A Couple of DIPs and a WIP

     Here's a quick update on the Morning Glory. I've stitched a bit of the background and am liking it much better this time around.
     I decided I should post what are slightly better images of the Gingko, It Is What It Is. I think these show the different blackwork leaves better.
     When I learned of Jean Hilton's death, I was shocked and saddened. Such a loss. I've been very slowly working on Turnberry Ridge, trying to learn on my own some of her wonderful stitches. This is a wonderful pattern to learn while doing, as she intended. The instructions are great, and she gives a lot of additional stitches that aren't used in the piece itself.
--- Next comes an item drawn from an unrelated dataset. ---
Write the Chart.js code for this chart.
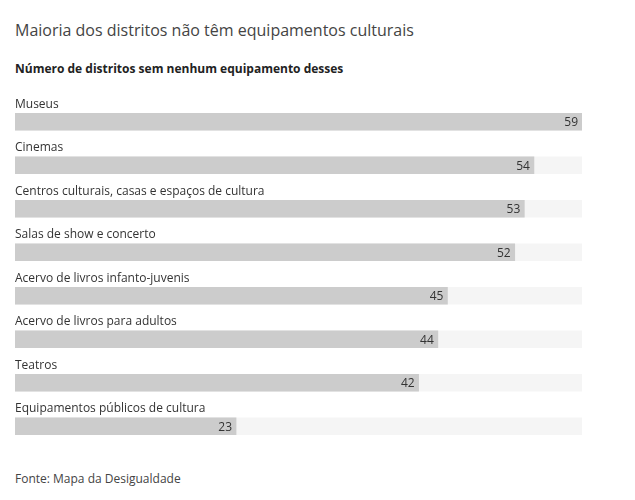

Here is my beginning, and please keep in mind that although it's not the first piece of canvaswork I've done, I'm still are rank amateur.

5.02.2009

And so it begins

      Yesterday, I announced the final sale at Scarlet Thread. So begins the end of a brief chapter of my life. It's been a wonderful ride. I've met some of the nicest people I'll ever know, and I hope to continue to see them. Endings are never easy, and this is a particularly difficult one. I'm not sure what I'm going to do when I close and lock the door for the last time at the end of June. I've got a couple of months to figure that out.
    I mean, how hard can it be to reinvent myself once again?